The infrastructure of unregulated trade had no ideology. It moved whatever was profitable.

The Siege of Acre 1291

The Shadow Market That Never Really Ended

The medieval arms trade is usually treated as a curiosity, a footnote to the Crusades, proof that medieval people were hypocrites about their religious commitments. That reading misses the larger point.

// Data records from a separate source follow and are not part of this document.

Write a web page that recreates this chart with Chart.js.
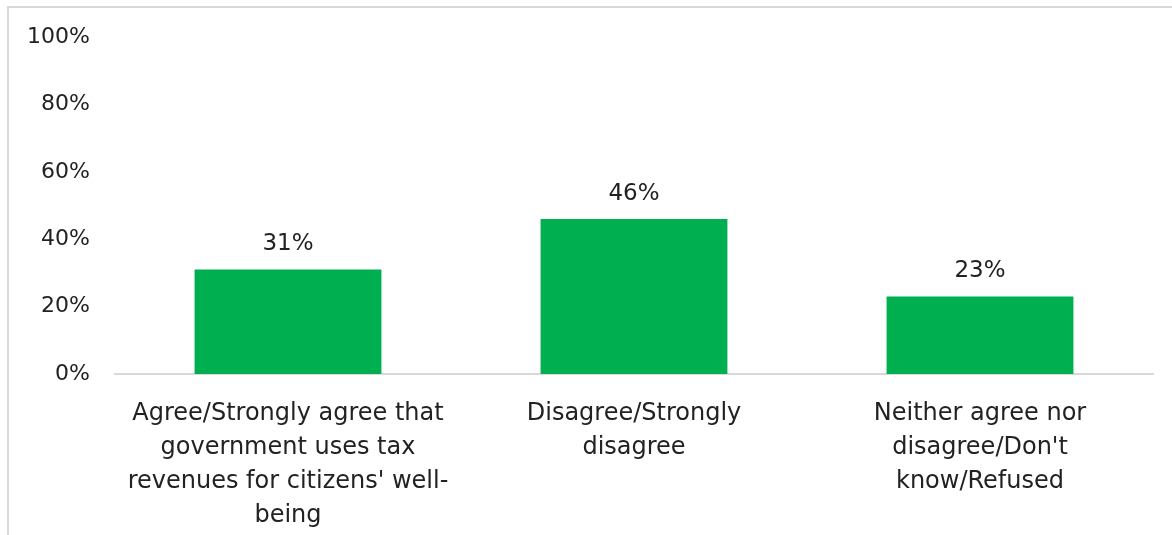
<!DOCTYPE html>
<html lang="en">
<head>
  <meta charset="UTF-8">
  <title>Tax revenues for citizens' well-being</title>
  <style>
    body { margin: 0; background: #fff; }
    .frame {
      position: absolute;
      left: 7px;
      top: 6px;
      width: 1180px;
      height: 560px;
      border-left: 2px solid #d9d9d9;
      border-top: 2px solid #d9d9d9;
      pointer-events: none;
    }
    .chart-container {
      position: absolute;
      left: 0;
      top: 0;
      width: 1172px;
      height: 535px;
    }
  </style>
</head>
<body>
  <div class="chart-container">
    <canvas id="taxChart"></canvas>
  </div>
  <div class="frame"></div>

  <script src="https://cdn.jsdelivr.net/npm/chart.js@4.4.0/dist/chart.umd.min.js"></script>
  <script>
    const categories = [
      ['Agree/Strongly agree that', 'government uses tax', "revenues for citizens' well-", 'being'],
      ['Disagree/Strongly', 'disagree'],
      ['Neither agree nor', "disagree/Don't", 'know/Refused']
    ];
    const values = [31, 46, 23];
    const yTicks = [0, 20, 40, 60, 80, 100];

    const FONT = "'DejaVu Sans', sans-serif";
    const TEXT = '#222222';

    // value labels above the bars
    const barLabels = {
      id: 'barLabels',
      afterDatasetsDraw(chart) {
        const c = chart.ctx;
        const meta = chart.getDatasetMeta(0);
        c.save();
        c.font = '23px ' + FONT;
        c.fillStyle = TEXT;
        c.textAlign = 'center';
        c.textBaseline = 'middle';
        meta.data.forEach((bar, i) => {
          c.fillText(values[i] + '%', bar.x, bar.y - 25);
        });
        c.restore();
      }
    };

    new Chart(document.getElementById('taxChart'), {
      type: 'bar',
      data: {
        labels: categories,
        datasets: [{
          data: values,
          backgroundColor: '#00B050',
          categoryPercentage: 0.54,
          barPercentage: 1
        }]
      },
      options: {
        responsive: true,
        maintainAspectRatio: false,
        animation: false,
        layout: { padding: { top: 37, right: 19, left: 0, bottom: 0 } },
        plugins: {
          legend: { display: false },
          tooltip: { enabled: false }
        },
        scales: {
          y: {
            min: 0,
            max: 100,
            afterBuildTicks(scale) {
              scale.ticks = yTicks.map(v => ({ value: v }));
            },
            afterFit(scale) { scale.width = 115; },
            grid: { display: false },
            border: { display: false },
            ticks: {
              color: TEXT,
              font: { family: FONT, size: 22 },
              padding: 17,
              callback: v => v + '%'
            }
          },
          x: {
            afterFit(scale) { scale.height = 161; },
            grid: { display: false },
            border: { display: true, color: '#d9d9d9', width: 2 },
            ticks: {
              color: TEXT,
              font: { family: FONT, size: 24, lineHeight: '34px' },
              padding: 15,
              maxRotation: 0,
              autoSkip: false
            }
          }
        }
      },
      plugins: [barLabels]
    });
  </script>
</body>
</html>
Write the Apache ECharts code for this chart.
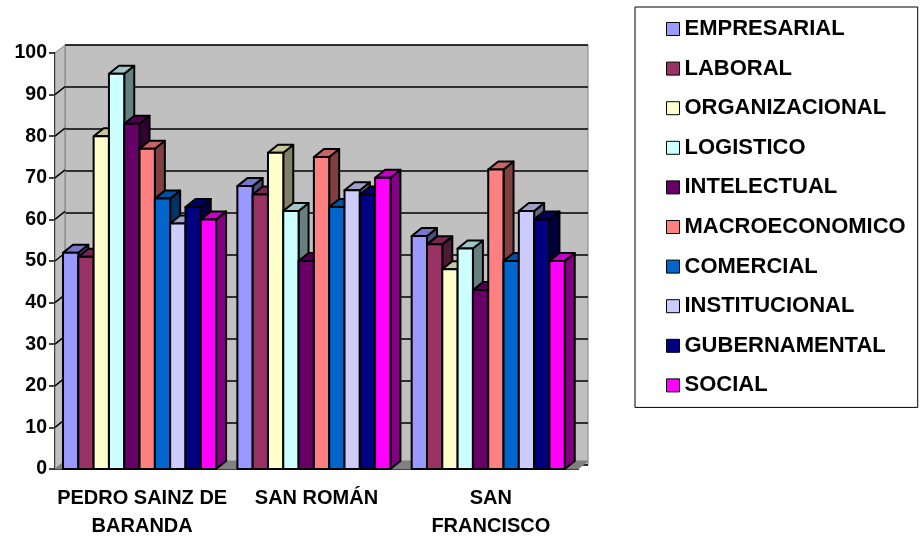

What the armourers of Milan and Toledo built was the first genuinely global weapons market. It operated without international law, without arms control agreements, without any mechanism for stopping a finished blade from reaching whoever would pay for it. The merchants who ran it were sophisticated enough to use intermediaries, adjust for political risk, and absorb the cost of papal fines as simply another business expense.

LESSER-KNOWN DETAILS

A Damascus sword didn’t necessarily come from Damascus. By the 12th century, “Damascus” was a quality designation, not a geographic one, similar to how “champagne” works today. Blades marketed as Damascene were produced in Cairo, Persian workshops, and Indian forges.

The moral logic was identical to every arms deal made in the centuries since: the weapon itself is neutral, the violence is someone else’s responsibility, the profit is real and immediate, and the consequences are abstract and distant.

Richard I of England reportedly admired the craftsmanship of Saladin’s personal sword when the two leaders exchanged gifts during a diplomatic pause in their war. He would have recognized the metalwork. His own armoury contained pieces from the same tradition.

“A weapon is only as righteous as the man who wields it — and men, as God well knows, are rarely righteous at all.”

attributed to a Templar knight in a 13th century chronicle fragment, Gesta Crucesignatorum

The Crusaders and the Saracens died by blades from the same forges. The merchants counted the money. The popes issued new bans. And the ships kept sailing.